In his closing words, Phil challenged everyone present to take away one new thing they had learnt and apply it to make their research more open, or to enable others to be more open in their research practice. In the spirit of practising as he preached, Phil made his own resolutions there and then:

  • To use the ideas generated during the conference to inform discussions about University support for open access and research data management through the steering groups for these services that he chairs;
  • To investigate the San Francisco Declaration on Research Assessment (DORA);
  • To investigate what we as a University can do to enable better research design and statistical reliability in our research results.

(If you want to find out more points 2 and 3, take a look at Marcus Munafo’s talk on Scientific ecosystems and research reproducibility).

A number of delegates at the conference told us about their Open Resolutions too:

 

The take-home message is that everyone can do something to make research more open, whether as a researcher you resolve to register your next study protocol, or to share your data, or to make your software code open source, or to publish an open access monograph; or whether as a research support professional you work to facilitate or promote open research practices.
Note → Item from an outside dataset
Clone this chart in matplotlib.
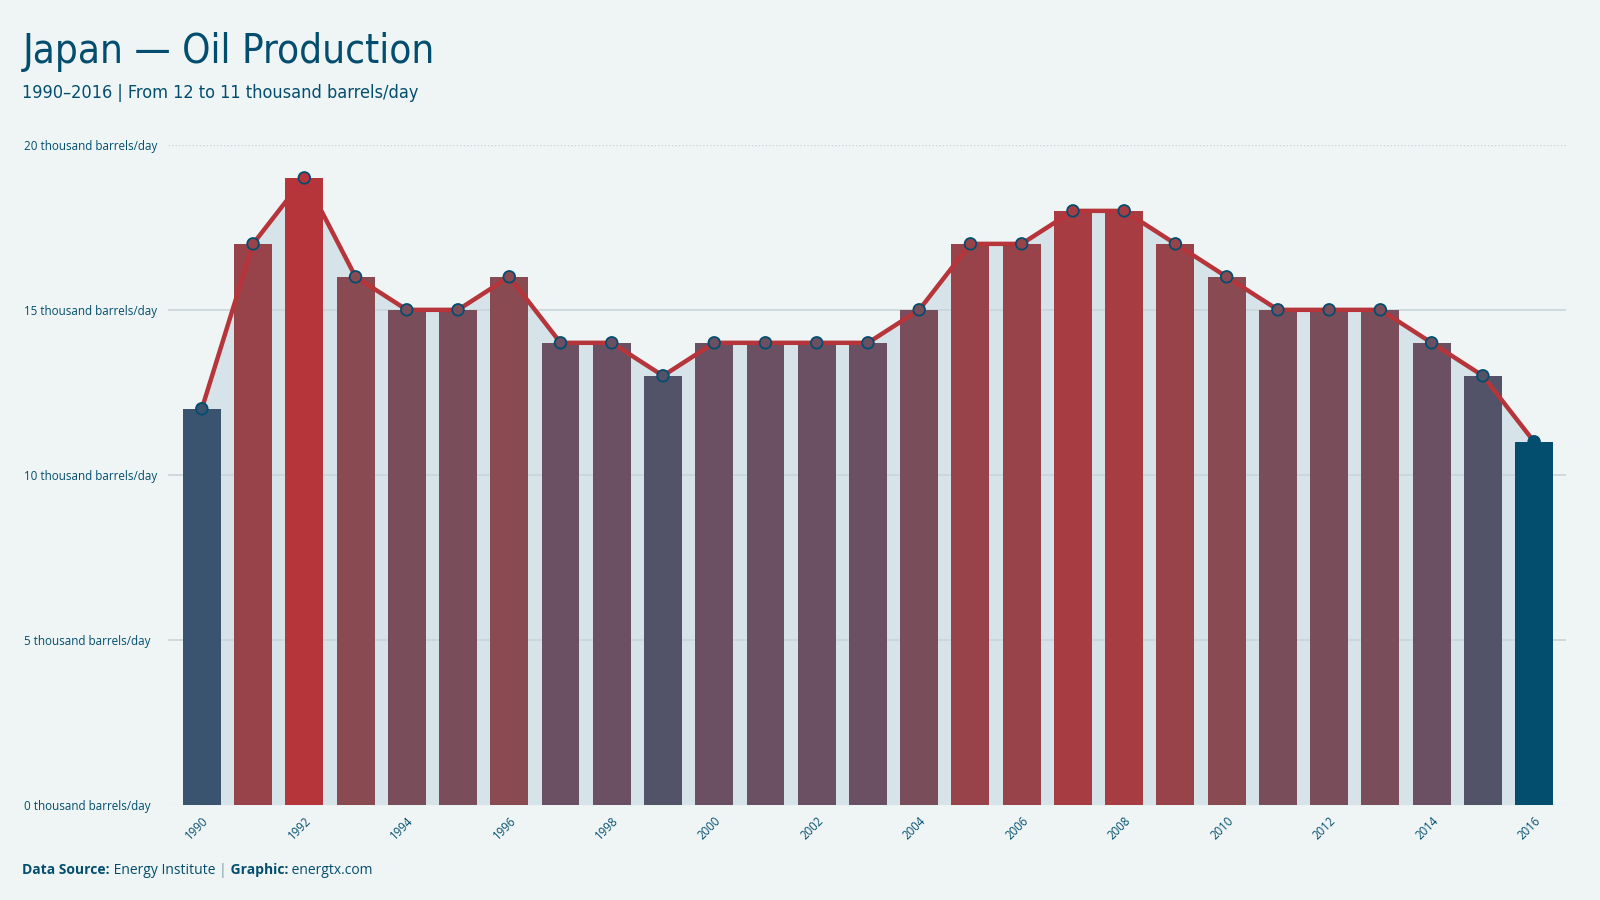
import matplotlib
import numpy as np
import matplotlib.pyplot as plt
from matplotlib.colors import LinearSegmentedColormap
matplotlib.use('Agg')

years = list(range(1990, 2017))
production = [12, 17, 19, 16, 15, 15, 16, 14, 14, 13, 14, 14, 14, 14, 15,
              17, 17, 18, 18, 17, 16, 15, 15, 15, 14, 13, 11]
ytick_values = [0, 5, 10, 15, 20]
ytick_labels = [f"{v} thousand barrels/day" for v in ytick_values]

BG = '#eff5f5'
NAVY = '#034e6e'
RED = '#b5353a'
FILL = '#d6e3e8'
GRID = '#c8d5da'

cmap = LinearSegmentedColormap.from_list(
    'oil', [(0.0, '#3a5470'), (2 / 7, '#6b4f62'), (4 / 7, '#8a4a52'), (1.0, RED)])


def bar_colors(values):
    cols = []
    for i, v in enumerate(values):
        if i == len(values) - 1:
            cols.append(NAVY)  # latest year highlighted
        else:
            cols.append(cmap((v - 12) / 7))
    return cols


def main():
    title_font = ['DejaVu Sans']
    body_font = ['Open Sans', 'DejaVu Sans']

    fig = plt.figure(figsize=(16, 9), dpi=100, facecolor=BG)
    ax = fig.add_axes([0.105, 0.106, 0.874, 0.733], facecolor=BG)

    x = np.arange(len(years))
    colors = bar_colors(production)

    ax.fill_between(x, production, 0, color=FILL, lw=0, zorder=1)
    ax.bar(x, production, width=0.74, color=colors, zorder=2)
    ax.plot(x, production, color=RED, lw=3.2, zorder=3, solid_capstyle='round')
    ax.scatter(x, production, s=70, c=colors, edgecolors=NAVY, linewidths=1.3, zorder=4)

    ax.set_xlim(-0.66, len(years) - 1 + 0.63)
    ax.set_ylim(0, 20)

    for v in ytick_values:
        if v in (0, 20):
            ax.axhline(v, color=GRID, lw=1, ls=(0, (1, 1.5)), zorder=0.5)
        else:
            ax.axhline(v, color=GRID, lw=1.2, zorder=1.5)

    ax.set_yticks(ytick_values)
    ax.set_yticklabels(ytick_labels, family=body_font, fontsize=8.4, color=NAVY, ha='left')
    ax.tick_params(axis='y', length=0, pad=104)

    ax.set_xticks(x[::2])
    ax.set_xticklabels([str(y) for y in years[::2]], rotation=45, ha='right',
                       rotation_mode='anchor', family=body_font, fontsize=8.3, color=NAVY)
    ax.tick_params(axis='x', length=0, pad=7)

    for s in ax.spines.values():
        s.set_visible(False)

    fig.text(0.014, 0.942, "Japan — Oil Production", family=title_font, fontstretch='condensed',
             fontsize=29, color=NAVY, va='center', ha='left')
    fig.text(0.014, 0.897, "1990–2016 | From 12 to 11 thousand barrels/day", family=title_font,
             fontstretch='condensed', fontsize=13, color=NAVY, va='center', ha='left')

    # footer, pieces placed one after the other
    renderer = fig.canvas.get_renderer()
    pieces = [("Data Source:", 'bold', NAVY), (" Energy Institute ", 'normal', NAVY),
              ("|", 'normal', '#7f9aa8'), (" Graphic:", 'bold', NAVY), (" energtx.com", 'normal', NAVY)]
    xpos = 0.014
    for txt, weight, col in pieces:
        t = fig.text(xpos, 0.033, txt, family=body_font, fontsize=10, fontweight=weight,
                     color=col, va='center', ha='left')
        bb = t.get_window_extent(renderer)
        xpos = bb.x1 / fig.bbox.width

    fig.savefig('out.png', dpi=100, facecolor=BG)


main()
Not least of the positive outcomes for us was that a number of staff from our University’s research support and management services attended, and were able to make sense of specific support functions, such as open access and research data services, in the context of the broader Open Research philosophy. This has in turn provoked some discussion of the questions: Are there practical ways in which the University can do more to enable and encourage Open Research practice on the part of our researchers and research students? And by taking practical steps in this direction, can we increase the quality, productivity, and competitive strength of our research?

Would we do it again?

We had excellent positive feedback from our conference guests. I am delighted that through this conference we have stimulated such interest and variety of discussion among our researchers, among those who manage and support research at the University, and also on the part of those from outside the University who joined in the conversation on the day. I hope the conference will have a threefold legacy:

  • Researchers will be encouraged to change how they work and to try new things to make their work more open;
  • The University of Reading will develop its services to better support and promote the adoption of Open Research practices on the part of its researchers;
  • We and our researchers will continue to participate in the ongoing conversations about Open Research and Open Science, and in some measure contribute to the evolution of an Open Research culture, not just here in the UK, but across the world, to the greater benefit of researchers, research organisations and the beneficiaries of research.

We have been sufficiently encouraged by the reaction to the conference to consider making Open In Practice an annual event. It’s too early to say whether that will happen yet, but I hope it will, and by this means we can continue to join in the Open Research conversation.